Marsh was arguably the hardest to replace: five keeping successors were discarded before Ian Healy found his feet.
Of course, it was his partnership with Lillee that stands central to the mythology of Australian cricket of the postwar era. 'Caught Marsh, Bowled Lillee' became one of life's great certainties.
Marsh and Lillee's friendship began in the mid-1960s, enduring through the highs of their Ashes triumphs, the low of the 1981 Headingley betting scandal, and their fruitful decades as coaches. With Inverarity, they were instrumental to Western Australia's emergence as the dominant force in Sheffield Shield cricket, making the WACA hostile territory to visitors.
All but 20 overs-worth of Lillee's Test deliveries were bowled with Marsh behind the stumps.
The great fast bowler finished with 355 scalps too, 95 of them snaffled by the keeper.
Marsh once explained their symbiosis as bordering on telepathic.
In 1988, work was completed on the WACA's Lillee Marsh Stand, whose function centre has for decades hosted the sportsman's nights at which grown adults became starstruck children again in the presence of the two greats.
'Marsh splashes down'
Once the 'Iron Gloves' episode was over, Marsh picked up a typically Australian nickname: "Bacchus" was not for the link between Marsh's infamous gluttony and the Greek God of wine and food, but for Bacchus Marsh, the Victorian country town with which the cricketer had no association whatsoever.
In developing his drinking prowess, Marsh had inherited a credo from father Ken: "Never trust a man who doesn't drink." Marsh's extreme trustworthiness was implied by an infamous flight to Heathrow in 1983, on which he broke Doug Walters' 44-can beer-drinking record.
Some accounts of the aftermath had Marsh being wheeled through customs on a baggage trolley. 'Marsh splashes down', said a London tabloid headline.
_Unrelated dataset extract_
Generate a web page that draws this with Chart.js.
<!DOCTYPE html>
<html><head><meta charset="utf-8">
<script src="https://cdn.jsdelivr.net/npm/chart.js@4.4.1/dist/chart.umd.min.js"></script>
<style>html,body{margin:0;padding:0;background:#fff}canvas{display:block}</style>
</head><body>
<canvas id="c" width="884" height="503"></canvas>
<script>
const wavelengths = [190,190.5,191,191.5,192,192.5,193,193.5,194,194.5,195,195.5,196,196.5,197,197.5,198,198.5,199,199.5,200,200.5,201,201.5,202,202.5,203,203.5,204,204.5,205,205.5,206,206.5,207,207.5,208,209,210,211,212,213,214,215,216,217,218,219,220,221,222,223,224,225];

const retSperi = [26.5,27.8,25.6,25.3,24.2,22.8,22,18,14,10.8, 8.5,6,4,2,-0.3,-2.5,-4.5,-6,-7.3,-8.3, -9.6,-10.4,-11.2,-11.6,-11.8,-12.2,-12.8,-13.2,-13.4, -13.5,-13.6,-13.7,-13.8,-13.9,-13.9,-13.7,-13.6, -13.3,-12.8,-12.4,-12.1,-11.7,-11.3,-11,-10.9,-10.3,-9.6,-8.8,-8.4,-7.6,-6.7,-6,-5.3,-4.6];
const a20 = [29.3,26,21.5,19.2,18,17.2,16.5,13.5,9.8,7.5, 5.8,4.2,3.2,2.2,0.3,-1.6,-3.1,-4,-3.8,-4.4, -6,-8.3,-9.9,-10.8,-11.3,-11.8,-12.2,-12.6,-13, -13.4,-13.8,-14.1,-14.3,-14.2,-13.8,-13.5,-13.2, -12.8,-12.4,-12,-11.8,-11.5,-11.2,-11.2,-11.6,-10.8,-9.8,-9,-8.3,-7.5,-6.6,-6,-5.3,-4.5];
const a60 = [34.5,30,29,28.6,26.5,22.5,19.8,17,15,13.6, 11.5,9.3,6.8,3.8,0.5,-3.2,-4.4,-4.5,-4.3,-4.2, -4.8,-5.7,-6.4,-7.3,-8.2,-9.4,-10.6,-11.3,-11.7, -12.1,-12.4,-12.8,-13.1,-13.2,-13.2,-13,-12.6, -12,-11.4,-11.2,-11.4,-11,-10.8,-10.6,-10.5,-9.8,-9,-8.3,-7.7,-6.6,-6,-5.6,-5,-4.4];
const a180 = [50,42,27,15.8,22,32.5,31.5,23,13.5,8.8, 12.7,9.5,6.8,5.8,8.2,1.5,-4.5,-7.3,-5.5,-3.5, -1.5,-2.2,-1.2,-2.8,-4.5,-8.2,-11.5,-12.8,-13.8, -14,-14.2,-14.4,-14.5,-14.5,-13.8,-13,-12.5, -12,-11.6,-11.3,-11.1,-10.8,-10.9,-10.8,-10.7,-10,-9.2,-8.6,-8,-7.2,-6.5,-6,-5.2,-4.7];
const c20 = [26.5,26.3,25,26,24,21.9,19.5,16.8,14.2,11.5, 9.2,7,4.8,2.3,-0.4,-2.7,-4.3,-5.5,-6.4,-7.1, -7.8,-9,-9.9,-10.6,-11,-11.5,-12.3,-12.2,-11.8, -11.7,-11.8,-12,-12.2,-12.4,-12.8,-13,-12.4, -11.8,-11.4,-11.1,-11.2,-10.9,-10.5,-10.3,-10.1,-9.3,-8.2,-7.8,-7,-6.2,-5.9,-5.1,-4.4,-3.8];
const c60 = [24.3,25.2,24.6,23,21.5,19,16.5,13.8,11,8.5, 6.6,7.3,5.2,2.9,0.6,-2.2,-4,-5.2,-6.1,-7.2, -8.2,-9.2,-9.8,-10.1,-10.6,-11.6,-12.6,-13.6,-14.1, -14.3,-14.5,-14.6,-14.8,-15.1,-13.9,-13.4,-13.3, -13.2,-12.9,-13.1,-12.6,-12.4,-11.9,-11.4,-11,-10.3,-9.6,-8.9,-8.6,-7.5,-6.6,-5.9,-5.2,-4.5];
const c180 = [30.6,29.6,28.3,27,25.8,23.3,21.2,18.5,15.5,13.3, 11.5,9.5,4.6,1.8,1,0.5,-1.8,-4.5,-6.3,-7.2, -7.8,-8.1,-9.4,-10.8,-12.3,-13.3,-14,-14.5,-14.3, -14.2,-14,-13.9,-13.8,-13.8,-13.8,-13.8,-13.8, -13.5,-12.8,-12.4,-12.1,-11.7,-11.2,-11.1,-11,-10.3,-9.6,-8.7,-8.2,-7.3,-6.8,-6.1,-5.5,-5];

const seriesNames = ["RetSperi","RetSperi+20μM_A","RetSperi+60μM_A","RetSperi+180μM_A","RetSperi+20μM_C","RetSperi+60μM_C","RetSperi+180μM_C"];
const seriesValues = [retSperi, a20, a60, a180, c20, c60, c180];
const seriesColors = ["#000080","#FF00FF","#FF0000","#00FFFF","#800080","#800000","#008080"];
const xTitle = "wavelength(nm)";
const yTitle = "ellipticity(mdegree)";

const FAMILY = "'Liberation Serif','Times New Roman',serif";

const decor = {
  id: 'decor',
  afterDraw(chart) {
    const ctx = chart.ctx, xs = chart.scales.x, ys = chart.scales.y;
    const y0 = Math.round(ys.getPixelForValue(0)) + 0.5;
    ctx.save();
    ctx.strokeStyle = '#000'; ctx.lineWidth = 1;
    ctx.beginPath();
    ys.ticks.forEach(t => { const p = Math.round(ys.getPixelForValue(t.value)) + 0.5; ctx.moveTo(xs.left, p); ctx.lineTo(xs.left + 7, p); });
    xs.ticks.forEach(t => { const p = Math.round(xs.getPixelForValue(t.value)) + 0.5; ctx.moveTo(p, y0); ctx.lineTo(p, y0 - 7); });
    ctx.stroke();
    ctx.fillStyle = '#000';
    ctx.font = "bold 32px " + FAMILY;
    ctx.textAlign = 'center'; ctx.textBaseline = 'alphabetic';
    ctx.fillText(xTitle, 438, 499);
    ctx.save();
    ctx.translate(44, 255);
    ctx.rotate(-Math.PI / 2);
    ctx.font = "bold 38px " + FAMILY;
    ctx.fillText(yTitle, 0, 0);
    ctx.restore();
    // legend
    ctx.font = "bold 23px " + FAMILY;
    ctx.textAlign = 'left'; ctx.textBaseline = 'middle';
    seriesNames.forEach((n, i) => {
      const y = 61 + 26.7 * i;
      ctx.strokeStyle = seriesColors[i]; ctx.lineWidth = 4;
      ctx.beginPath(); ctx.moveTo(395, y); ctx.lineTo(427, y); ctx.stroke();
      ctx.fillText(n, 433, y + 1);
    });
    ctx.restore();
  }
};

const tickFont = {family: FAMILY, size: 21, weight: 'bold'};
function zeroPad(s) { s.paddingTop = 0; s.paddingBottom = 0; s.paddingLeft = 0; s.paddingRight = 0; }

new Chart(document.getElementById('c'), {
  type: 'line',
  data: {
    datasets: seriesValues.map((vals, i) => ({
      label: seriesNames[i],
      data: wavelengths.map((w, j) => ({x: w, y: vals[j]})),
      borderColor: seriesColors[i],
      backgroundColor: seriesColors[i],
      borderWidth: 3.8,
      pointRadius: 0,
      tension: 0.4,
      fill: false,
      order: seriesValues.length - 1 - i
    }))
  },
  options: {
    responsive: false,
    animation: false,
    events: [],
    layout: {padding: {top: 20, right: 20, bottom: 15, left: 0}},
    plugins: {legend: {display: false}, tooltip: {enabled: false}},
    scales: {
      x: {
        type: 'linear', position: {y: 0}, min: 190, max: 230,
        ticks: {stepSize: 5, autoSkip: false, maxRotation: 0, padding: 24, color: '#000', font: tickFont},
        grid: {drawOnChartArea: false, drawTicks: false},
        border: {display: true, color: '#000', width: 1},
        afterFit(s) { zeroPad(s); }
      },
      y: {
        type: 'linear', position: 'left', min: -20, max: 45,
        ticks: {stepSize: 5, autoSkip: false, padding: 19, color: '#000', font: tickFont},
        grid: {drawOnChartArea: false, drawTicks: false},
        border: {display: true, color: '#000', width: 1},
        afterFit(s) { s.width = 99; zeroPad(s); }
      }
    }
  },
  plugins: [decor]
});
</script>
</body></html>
To the Australian team culture Marsh contributed a more lasting legacy — the team song, 'Under the Southern Cross'. Opinions vary as to whether it was first performed after the stirring victory at the Oval in 1972 or during the 1974-75 home Ashes, but there is no doubt it was Marsh leading the singing, standing above his teammates like a conductor.
The only major playing honour that eluded him was the Test captaincy, which in the brief window it was available went instead to fellow West Australian Kim Hughes, who also held the state leadership Marsh felt was his right. Marsh's displeasure was so unfiltered as to undermine Hughes.
There, another summary of Marsh by Paul Sheahan seems apt: "The archetypal Australian: strong, disrespectful of authority, yet fiercely loyal to those he admired." They all made up in the end.
'The most important partnership'
Ironically, when Cricket Australia (then the ACB) created the AIS cricket academy in 1987 to revive the county's fortunes, each of the Big 3 was initially ignored for its figurehead role. Four years later — Marsh had spent the intervening years as a TV commentator — common sense prevailed and Marsh was installed as director with such raging success.
The academy became a conveyor belt of Australians stars of the following generation. Inevitably, out of a crisis period of its own, England tried to replicate that success by poaching Marsh and his straight-talking ways. His work for the ECB from 2001 went some way towards England's 2005 Ashes triumph.
Back in Australia, Marsh did consultancy work before accepting the poisoned chalice that is the chairmanship of Australia's Test selection panel. A two-year tenure was long enough in the cross-hairs of armchair experts.
In 1969, Rod Marsh married sport-loving PE teacher Roslyn, with whom he shared what he called the most important partnership of his life. They had sons Daniel, a Shield-winning cricketer, Paul, now CEO of the AFL Players' Association, and Jamie, who survive him.
In that most Australian way, Ian Chappell once summarised the man by saying "I would like to have Rodney Marsh next to me in the trenches", but it took an Englishman, Frank Tyson, to set his statement straight: "They would probably be in the first wave over the top."